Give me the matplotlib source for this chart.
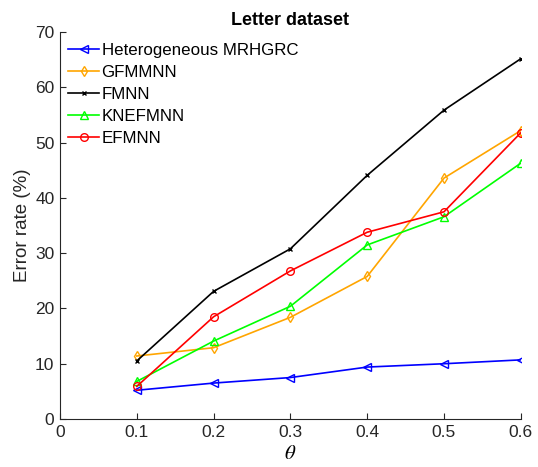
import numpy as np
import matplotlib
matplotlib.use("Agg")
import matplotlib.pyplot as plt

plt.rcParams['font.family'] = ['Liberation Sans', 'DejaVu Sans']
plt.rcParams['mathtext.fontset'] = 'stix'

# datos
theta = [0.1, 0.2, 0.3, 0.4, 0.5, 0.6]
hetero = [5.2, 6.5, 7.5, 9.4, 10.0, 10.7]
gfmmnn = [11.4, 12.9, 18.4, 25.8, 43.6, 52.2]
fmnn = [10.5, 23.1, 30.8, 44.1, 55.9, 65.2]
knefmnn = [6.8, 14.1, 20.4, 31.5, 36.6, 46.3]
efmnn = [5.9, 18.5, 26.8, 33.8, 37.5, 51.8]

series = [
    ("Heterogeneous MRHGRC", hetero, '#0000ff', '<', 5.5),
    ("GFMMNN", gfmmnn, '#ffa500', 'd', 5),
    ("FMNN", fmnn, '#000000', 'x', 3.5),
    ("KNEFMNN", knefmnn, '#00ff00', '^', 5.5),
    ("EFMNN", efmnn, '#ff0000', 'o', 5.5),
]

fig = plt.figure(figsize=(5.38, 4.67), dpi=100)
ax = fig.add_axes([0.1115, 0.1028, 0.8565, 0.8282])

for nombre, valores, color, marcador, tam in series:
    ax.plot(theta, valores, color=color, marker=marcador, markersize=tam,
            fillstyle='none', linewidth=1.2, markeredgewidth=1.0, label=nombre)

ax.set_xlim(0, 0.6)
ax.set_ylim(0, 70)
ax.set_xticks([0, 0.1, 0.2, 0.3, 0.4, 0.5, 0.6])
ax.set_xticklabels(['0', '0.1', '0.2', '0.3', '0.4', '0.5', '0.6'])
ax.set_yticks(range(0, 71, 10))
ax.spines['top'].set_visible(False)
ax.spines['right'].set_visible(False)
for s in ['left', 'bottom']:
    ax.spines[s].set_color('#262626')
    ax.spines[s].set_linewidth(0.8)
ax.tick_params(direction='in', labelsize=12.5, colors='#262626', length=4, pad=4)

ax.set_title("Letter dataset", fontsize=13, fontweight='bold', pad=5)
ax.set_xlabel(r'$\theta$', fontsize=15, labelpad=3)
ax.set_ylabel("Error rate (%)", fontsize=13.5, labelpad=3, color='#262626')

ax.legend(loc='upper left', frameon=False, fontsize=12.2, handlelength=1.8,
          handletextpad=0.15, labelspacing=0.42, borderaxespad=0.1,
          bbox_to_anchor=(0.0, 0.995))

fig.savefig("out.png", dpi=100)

::::::::

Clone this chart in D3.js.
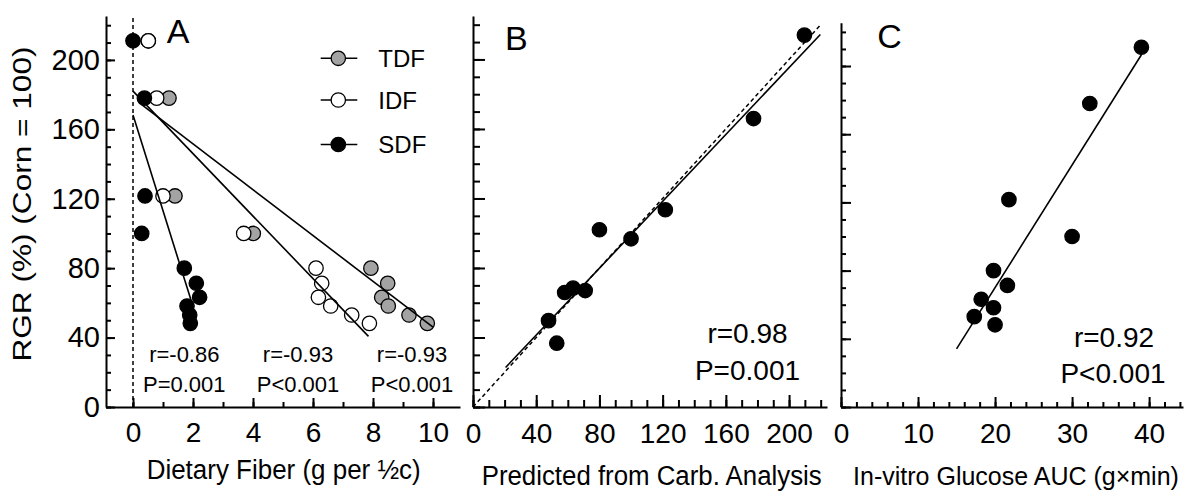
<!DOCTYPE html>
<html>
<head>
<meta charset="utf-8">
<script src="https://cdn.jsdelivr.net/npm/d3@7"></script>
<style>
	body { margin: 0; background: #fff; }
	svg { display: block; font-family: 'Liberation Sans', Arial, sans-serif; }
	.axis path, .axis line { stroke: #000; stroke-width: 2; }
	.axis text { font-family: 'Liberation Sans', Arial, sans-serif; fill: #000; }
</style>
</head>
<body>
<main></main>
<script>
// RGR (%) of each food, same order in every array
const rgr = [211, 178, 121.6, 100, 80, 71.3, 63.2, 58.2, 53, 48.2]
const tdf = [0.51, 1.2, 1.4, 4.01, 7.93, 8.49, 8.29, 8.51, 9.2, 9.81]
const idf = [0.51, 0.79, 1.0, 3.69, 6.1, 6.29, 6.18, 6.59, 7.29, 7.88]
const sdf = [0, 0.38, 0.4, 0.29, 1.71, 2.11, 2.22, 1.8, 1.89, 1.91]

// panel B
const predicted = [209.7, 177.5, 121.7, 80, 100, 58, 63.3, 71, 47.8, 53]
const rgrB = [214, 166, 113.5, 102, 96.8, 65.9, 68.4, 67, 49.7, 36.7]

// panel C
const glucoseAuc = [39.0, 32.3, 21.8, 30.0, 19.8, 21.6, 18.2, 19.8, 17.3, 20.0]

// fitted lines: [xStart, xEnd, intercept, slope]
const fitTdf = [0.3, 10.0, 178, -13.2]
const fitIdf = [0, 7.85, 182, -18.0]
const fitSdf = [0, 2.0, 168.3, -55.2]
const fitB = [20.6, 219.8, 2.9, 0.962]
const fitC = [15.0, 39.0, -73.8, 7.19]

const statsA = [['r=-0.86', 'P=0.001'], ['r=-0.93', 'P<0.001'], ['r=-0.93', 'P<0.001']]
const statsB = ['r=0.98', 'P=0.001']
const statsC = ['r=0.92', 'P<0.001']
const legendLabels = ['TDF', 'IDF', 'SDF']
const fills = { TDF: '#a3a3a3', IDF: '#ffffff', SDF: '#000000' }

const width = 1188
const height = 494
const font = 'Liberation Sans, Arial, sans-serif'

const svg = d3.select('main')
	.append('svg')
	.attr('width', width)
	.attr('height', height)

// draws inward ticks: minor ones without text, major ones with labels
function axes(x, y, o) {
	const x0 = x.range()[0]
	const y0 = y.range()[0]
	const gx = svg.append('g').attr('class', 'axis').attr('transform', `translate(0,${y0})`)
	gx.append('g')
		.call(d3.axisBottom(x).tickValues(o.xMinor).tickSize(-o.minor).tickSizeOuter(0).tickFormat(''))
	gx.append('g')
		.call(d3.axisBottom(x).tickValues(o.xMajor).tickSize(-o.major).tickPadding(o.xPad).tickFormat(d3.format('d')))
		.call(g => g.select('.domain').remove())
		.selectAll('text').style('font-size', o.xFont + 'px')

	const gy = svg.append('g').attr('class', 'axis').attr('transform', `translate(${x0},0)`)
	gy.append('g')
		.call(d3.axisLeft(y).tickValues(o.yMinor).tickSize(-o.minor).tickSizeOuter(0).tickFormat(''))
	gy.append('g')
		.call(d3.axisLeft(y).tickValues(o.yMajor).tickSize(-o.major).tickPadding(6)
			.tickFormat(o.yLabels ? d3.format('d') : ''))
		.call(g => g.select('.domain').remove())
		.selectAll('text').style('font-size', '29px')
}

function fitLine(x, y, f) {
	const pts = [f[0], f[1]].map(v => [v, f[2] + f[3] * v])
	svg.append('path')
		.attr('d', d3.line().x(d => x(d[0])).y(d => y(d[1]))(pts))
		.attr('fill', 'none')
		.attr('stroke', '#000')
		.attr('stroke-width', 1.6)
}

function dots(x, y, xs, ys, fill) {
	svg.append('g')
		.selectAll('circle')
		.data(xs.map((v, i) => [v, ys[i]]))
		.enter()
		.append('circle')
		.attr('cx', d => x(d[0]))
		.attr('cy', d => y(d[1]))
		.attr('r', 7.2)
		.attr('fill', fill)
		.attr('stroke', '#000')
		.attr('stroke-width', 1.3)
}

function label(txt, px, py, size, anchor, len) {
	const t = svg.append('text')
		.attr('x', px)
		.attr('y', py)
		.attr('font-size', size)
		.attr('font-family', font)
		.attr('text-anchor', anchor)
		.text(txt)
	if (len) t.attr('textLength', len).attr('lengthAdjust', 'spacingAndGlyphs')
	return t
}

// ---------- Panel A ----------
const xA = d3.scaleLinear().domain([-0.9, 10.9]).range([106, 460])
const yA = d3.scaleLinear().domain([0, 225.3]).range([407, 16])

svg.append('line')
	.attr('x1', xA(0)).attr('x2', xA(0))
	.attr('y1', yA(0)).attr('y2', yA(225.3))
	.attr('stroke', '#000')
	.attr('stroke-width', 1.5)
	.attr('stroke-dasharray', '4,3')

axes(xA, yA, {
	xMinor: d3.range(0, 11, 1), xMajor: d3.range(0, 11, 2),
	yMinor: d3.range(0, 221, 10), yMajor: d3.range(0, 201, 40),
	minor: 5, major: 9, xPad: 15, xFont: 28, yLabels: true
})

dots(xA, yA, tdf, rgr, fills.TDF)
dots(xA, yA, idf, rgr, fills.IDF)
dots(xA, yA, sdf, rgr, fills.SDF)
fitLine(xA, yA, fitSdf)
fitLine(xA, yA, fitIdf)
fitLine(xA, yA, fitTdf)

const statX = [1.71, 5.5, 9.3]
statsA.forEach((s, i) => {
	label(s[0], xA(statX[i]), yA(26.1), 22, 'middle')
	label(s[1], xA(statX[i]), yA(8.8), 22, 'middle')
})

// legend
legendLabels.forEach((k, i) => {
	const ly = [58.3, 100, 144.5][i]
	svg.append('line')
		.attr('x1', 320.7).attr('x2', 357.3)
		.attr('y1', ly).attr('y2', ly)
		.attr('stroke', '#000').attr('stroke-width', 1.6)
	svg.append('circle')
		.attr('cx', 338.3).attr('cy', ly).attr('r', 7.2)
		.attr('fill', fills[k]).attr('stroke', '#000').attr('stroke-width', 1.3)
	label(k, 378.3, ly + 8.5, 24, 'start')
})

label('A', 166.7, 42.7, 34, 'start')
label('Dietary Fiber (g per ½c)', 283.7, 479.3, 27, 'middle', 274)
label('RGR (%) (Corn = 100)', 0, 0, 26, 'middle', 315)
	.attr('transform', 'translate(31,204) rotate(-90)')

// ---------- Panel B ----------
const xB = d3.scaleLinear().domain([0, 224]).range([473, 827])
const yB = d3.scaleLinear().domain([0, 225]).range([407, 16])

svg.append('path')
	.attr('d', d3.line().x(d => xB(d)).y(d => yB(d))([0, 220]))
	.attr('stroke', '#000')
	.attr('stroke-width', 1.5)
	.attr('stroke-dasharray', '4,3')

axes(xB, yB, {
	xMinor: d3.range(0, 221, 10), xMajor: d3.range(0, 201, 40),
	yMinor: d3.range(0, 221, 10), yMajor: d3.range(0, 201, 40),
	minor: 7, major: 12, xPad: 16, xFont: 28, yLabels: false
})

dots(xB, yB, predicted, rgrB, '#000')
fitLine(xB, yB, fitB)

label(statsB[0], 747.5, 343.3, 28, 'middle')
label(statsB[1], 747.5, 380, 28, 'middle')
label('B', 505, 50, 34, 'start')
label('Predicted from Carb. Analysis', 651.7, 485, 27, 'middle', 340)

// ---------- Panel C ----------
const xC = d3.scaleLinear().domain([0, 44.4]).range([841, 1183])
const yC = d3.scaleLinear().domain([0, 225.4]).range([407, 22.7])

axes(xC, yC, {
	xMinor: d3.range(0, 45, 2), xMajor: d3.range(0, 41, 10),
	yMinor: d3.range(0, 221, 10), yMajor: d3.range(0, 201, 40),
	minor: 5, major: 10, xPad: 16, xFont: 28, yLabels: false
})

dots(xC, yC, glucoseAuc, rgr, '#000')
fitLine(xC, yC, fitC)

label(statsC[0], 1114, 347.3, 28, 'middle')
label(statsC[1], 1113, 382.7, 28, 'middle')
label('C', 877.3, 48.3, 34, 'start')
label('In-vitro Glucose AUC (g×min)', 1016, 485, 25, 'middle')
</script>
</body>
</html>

::::::::

- Work to be completed -
Restate word for word the lines that begin at the one with "Give me the matplotlib source for this chart." and end at the one with "linewidth=1.2, markeredgewidth=1.0, label=nombre)", including both, and leave every picture aside.

- Solution to this task -
Give me the matplotlib source for this chart.
import numpy as np
import matplotlib
matplotlib.use("Agg")
import matplotlib.pyplot as plt

plt.rcParams['font.family'] = ['Liberation Sans', 'DejaVu Sans']
plt.rcParams['mathtext.fontset'] = 'stix'

# datos
theta = [0.1, 0.2, 0.3, 0.4, 0.5, 0.6]
hetero = [5.2, 6.5, 7.5, 9.4, 10.0, 10.7]
gfmmnn = [11.4, 12.9, 18.4, 25.8, 43.6, 52.2]
fmnn = [10.5, 23.1, 30.8, 44.1, 55.9, 65.2]
knefmnn = [6.8, 14.1, 20.4, 31.5, 36.6, 46.3]
efmnn = [5.9, 18.5, 26.8, 33.8, 37.5, 51.8]

series = [
    ("Heterogeneous MRHGRC", hetero, '#0000ff', '<', 5.5),
    ("GFMMNN", gfmmnn, '#ffa500', 'd', 5),
    ("FMNN", fmnn, '#000000', 'x', 3.5),
    ("KNEFMNN", knefmnn, '#00ff00', '^', 5.5),
    ("EFMNN", efmnn, '#ff0000', 'o', 5.5),
]

fig = plt.figure(figsize=(5.38, 4.67), dpi=100)
ax = fig.add_axes([0.1115, 0.1028, 0.8565, 0.8282])

for nombre, valores, color, marcador, tam in series:
    ax.plot(theta, valores, color=color, marker=marcador, markersize=tam,
            fillstyle='none', linewidth=1.2, markeredgewidth=1.0, label=nombre)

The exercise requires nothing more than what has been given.